When a church wants to reach out, it’s not about fancy plans or huge budgets. It’s about clear goals, real people, and actions that match the needs of the neighbourhood. At Holy Family Catholic Church in Patchway, we’ve tried a few ideas that actually work, and they’re easy to copy.

First, think about who you want to help. Is it families with young kids, seniors living alone, or local schools? Pinpointing a group keeps the effort focused and lets you talk directly to the people you’re trying to serve.

Plan Your Outreach Core

Start with a simple worksheet: Goal, Audience, Message, Resources, Timeline. Write one measurable goal, like “Invite 20 new families to Sunday Mass this month.” Then list the audience (families with kids under 12) and the main message (welcome, safe, fun). Gather what you already have—volunteers, space in the church hall, a bake‑sale budget.
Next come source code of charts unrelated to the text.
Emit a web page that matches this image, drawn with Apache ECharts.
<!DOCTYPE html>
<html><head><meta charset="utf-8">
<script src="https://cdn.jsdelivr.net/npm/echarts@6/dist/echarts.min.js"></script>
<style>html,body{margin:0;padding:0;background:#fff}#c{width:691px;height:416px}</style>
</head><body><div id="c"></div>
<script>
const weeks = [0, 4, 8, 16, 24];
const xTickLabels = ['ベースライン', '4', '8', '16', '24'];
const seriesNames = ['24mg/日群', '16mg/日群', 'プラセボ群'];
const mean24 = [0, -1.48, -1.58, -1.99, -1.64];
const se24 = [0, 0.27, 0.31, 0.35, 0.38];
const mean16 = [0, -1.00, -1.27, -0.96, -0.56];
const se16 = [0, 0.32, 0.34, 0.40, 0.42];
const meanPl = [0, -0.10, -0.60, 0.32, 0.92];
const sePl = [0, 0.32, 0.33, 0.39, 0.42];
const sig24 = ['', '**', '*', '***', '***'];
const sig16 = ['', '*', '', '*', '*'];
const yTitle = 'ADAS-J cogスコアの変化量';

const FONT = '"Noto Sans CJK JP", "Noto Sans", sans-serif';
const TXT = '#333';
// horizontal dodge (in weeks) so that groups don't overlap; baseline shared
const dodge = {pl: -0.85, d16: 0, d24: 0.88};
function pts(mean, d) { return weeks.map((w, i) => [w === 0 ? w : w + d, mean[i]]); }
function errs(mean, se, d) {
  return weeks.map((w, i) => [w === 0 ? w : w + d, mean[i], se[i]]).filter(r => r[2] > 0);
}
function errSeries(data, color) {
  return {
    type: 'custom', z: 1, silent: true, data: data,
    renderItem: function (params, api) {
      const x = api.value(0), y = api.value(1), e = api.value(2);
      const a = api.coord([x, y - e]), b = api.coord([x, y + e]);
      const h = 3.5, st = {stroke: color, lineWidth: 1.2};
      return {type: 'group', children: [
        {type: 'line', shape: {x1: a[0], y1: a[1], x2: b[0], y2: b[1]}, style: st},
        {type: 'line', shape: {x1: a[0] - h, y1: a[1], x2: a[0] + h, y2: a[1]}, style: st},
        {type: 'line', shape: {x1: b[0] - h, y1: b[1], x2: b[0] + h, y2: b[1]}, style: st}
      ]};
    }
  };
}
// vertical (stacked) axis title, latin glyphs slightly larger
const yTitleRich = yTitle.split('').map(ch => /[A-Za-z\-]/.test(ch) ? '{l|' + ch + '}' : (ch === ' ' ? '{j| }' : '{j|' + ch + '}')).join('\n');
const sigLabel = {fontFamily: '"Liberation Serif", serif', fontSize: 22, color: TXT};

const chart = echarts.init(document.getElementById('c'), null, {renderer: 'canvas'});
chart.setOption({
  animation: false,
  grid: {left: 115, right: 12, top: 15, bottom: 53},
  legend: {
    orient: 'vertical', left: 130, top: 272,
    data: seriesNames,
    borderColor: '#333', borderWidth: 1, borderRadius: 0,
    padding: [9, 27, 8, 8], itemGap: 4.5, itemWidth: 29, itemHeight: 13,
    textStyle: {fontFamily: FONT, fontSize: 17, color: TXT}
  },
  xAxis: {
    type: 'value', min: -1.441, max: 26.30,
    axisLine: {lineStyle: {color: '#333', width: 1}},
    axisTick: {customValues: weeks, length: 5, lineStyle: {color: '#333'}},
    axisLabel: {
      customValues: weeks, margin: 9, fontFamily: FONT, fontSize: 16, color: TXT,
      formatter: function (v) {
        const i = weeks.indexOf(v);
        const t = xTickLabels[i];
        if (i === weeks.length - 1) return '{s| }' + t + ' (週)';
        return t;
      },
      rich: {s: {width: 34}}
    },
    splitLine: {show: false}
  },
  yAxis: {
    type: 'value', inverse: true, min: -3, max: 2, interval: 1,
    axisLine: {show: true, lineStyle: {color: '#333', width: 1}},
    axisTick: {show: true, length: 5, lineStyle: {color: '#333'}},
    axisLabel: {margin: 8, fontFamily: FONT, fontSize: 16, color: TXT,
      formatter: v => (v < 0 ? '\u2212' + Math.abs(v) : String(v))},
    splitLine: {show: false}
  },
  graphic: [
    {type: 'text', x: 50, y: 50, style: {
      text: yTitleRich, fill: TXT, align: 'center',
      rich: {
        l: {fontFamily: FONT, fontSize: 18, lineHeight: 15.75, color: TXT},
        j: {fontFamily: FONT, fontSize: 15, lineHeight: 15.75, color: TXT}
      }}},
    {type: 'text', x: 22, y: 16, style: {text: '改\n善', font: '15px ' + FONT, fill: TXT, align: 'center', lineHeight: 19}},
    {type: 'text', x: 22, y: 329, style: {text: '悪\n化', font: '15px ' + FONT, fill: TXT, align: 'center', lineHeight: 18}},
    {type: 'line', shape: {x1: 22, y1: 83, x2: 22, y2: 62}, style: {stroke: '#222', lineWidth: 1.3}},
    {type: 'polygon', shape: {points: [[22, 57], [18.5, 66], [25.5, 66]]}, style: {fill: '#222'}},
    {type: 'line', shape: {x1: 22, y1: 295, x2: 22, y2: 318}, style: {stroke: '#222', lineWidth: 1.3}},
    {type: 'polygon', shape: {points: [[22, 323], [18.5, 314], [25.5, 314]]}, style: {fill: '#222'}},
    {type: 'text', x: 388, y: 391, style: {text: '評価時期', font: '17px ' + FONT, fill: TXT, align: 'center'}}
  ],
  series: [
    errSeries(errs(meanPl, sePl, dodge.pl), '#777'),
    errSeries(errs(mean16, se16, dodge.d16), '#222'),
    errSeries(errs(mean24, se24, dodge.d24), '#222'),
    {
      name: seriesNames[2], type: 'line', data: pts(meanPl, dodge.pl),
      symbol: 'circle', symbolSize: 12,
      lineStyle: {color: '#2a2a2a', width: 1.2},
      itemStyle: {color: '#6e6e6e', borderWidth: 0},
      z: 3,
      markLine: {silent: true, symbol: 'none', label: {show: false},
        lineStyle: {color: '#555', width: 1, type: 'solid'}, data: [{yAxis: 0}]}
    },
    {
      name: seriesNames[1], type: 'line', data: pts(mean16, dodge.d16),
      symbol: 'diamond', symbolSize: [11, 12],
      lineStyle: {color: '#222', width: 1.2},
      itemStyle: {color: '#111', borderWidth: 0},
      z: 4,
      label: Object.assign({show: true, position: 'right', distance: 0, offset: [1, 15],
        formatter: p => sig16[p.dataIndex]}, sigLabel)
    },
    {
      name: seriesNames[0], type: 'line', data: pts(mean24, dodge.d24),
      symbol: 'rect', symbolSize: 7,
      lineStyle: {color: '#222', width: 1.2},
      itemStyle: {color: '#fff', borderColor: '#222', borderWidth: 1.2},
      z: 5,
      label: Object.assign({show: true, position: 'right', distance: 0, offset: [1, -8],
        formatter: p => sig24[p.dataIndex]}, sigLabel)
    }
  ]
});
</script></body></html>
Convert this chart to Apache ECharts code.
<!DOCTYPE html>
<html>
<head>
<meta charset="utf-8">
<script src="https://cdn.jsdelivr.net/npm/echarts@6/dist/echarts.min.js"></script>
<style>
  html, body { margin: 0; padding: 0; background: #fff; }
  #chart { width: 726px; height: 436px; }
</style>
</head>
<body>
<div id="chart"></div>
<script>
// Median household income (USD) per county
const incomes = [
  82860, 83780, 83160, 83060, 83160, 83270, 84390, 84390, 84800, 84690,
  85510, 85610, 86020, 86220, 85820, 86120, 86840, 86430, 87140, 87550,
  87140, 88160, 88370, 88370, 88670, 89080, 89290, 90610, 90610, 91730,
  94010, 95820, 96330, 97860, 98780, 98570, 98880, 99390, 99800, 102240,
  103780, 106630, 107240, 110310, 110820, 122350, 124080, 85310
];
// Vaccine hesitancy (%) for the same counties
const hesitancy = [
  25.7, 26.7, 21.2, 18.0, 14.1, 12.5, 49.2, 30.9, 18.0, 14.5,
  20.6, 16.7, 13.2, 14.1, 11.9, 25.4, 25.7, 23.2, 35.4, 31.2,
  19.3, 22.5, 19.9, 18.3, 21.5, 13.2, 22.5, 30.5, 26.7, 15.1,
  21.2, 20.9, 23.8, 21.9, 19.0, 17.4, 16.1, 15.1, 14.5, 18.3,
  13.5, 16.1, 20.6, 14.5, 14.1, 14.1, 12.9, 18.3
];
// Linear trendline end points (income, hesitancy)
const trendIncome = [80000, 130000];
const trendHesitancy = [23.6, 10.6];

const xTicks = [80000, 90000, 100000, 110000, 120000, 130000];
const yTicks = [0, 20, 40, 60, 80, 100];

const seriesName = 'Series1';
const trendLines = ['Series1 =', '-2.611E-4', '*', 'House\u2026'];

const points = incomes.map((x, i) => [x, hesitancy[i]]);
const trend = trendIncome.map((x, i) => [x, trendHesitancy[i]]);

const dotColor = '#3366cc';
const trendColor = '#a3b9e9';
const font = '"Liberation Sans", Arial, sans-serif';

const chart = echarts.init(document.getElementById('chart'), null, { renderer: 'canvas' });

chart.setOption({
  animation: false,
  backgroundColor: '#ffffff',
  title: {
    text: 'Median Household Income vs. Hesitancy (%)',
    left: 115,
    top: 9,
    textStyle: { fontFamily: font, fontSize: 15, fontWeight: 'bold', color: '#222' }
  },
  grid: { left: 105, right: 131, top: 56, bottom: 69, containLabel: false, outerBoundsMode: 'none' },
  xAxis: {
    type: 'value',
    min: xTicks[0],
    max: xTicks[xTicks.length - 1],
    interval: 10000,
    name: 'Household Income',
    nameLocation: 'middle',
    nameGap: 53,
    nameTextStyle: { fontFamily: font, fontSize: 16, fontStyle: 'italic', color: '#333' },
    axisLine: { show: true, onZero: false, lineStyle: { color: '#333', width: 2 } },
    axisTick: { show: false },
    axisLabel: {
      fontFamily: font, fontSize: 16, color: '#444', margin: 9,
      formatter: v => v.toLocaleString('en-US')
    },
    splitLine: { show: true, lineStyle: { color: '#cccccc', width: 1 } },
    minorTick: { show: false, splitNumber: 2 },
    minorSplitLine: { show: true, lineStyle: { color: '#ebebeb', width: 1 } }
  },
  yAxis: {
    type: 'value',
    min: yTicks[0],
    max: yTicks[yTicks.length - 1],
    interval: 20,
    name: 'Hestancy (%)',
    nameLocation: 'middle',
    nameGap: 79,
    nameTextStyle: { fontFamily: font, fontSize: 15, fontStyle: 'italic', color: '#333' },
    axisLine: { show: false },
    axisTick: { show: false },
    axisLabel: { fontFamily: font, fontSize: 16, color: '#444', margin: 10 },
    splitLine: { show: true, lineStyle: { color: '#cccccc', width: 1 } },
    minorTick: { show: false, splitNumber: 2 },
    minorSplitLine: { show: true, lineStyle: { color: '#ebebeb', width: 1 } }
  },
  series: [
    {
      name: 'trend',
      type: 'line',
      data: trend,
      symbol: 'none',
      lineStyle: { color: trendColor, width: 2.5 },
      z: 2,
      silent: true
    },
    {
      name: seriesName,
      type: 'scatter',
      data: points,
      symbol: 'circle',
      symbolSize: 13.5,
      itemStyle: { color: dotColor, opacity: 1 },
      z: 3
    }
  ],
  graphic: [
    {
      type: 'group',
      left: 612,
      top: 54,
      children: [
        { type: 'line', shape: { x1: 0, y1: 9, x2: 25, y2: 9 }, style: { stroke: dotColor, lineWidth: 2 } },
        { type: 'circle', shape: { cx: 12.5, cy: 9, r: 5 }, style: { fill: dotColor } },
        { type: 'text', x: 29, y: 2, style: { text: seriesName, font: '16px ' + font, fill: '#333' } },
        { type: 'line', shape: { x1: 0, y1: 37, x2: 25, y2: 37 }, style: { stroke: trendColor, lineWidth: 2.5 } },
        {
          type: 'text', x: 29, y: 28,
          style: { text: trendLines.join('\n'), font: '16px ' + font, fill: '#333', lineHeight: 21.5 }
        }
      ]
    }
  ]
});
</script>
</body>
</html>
Finally, set a timeline with clear milestones, such as a flyer design by week one and a street‑corner invitation event by week two.
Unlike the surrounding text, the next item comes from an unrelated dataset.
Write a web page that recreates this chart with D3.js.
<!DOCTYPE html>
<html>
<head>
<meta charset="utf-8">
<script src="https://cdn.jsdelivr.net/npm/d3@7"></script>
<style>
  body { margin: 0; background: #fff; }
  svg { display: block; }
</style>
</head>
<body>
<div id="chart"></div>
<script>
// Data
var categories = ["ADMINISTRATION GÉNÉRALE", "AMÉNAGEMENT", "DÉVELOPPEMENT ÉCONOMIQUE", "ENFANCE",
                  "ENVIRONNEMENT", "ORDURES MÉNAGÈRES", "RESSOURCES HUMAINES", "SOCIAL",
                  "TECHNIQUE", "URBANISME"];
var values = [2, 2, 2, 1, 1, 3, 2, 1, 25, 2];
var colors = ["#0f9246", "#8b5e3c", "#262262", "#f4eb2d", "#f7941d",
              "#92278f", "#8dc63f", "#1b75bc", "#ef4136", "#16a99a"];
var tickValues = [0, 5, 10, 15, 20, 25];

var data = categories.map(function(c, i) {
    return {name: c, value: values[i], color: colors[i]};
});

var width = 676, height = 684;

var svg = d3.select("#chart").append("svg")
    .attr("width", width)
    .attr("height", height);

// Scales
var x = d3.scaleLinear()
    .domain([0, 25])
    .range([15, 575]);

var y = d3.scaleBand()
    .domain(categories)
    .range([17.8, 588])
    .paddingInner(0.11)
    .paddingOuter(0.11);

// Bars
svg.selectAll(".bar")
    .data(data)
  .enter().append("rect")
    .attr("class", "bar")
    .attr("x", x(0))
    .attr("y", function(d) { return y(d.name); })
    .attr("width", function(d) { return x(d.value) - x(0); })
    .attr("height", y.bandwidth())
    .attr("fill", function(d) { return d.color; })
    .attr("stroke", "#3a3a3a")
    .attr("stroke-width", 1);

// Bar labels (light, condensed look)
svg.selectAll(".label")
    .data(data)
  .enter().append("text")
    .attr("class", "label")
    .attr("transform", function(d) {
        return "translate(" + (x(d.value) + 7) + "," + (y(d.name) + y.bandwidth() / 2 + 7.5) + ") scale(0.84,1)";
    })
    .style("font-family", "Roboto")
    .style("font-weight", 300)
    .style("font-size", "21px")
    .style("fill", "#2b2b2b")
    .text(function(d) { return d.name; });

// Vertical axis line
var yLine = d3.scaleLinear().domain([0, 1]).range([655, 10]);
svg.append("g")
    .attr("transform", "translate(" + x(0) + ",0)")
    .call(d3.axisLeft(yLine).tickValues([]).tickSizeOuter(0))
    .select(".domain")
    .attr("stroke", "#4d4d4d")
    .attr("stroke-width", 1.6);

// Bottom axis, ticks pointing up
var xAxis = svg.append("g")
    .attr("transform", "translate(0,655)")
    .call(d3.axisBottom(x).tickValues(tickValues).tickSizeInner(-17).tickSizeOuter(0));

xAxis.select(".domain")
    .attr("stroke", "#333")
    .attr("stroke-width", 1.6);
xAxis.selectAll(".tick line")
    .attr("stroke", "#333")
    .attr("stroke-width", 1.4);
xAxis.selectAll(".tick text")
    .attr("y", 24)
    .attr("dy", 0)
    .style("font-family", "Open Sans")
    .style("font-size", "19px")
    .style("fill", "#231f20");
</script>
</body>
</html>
Don’t over‑complicate. A short meeting with your outreach team can lock these details down in under an hour. The real magic is assigning a single person to each piece: one person handles flyers, another books the hall, another reaches out to local schools.

Run and Review Your Activities

When the plan rolls out, keep it simple. Use a checklist on the day of the event: supplies ready, volunteers briefed, sign‑in sheet printed. After the event, spend ten minutes with the team to note what went well and what didn’t. Did you meet the goal of 20 new families? If not, why? Maybe the flyer needed a bigger font or the event time conflicted with school pickups.

Tracking results doesn’t require fancy software. A shared Google Sheet works fine—just add columns for “Goal,” “Actual,” and “Notes.” Over a few months you’ll see patterns, like which neighbourhoods respond best or which volunteers bring the most energy.

Another quick tip: celebrate small wins. A quick thank‑you email or a coffee for the volunteers who helped can keep the momentum high. People stay involved when they feel appreciated.

Finally, share the story with the wider parish. A brief announcement after Mass, a post on the church bulletin, or a photo on the community board lets everyone see the impact and may inspire more hands to help.

Putting an outreach strategy into practice is less about complex theory and more about a few solid steps: know your audience, set a clear goal, keep resources simple, and always review what happened. Follow these basics, and your church can create real connections that grow both the community and the faith family.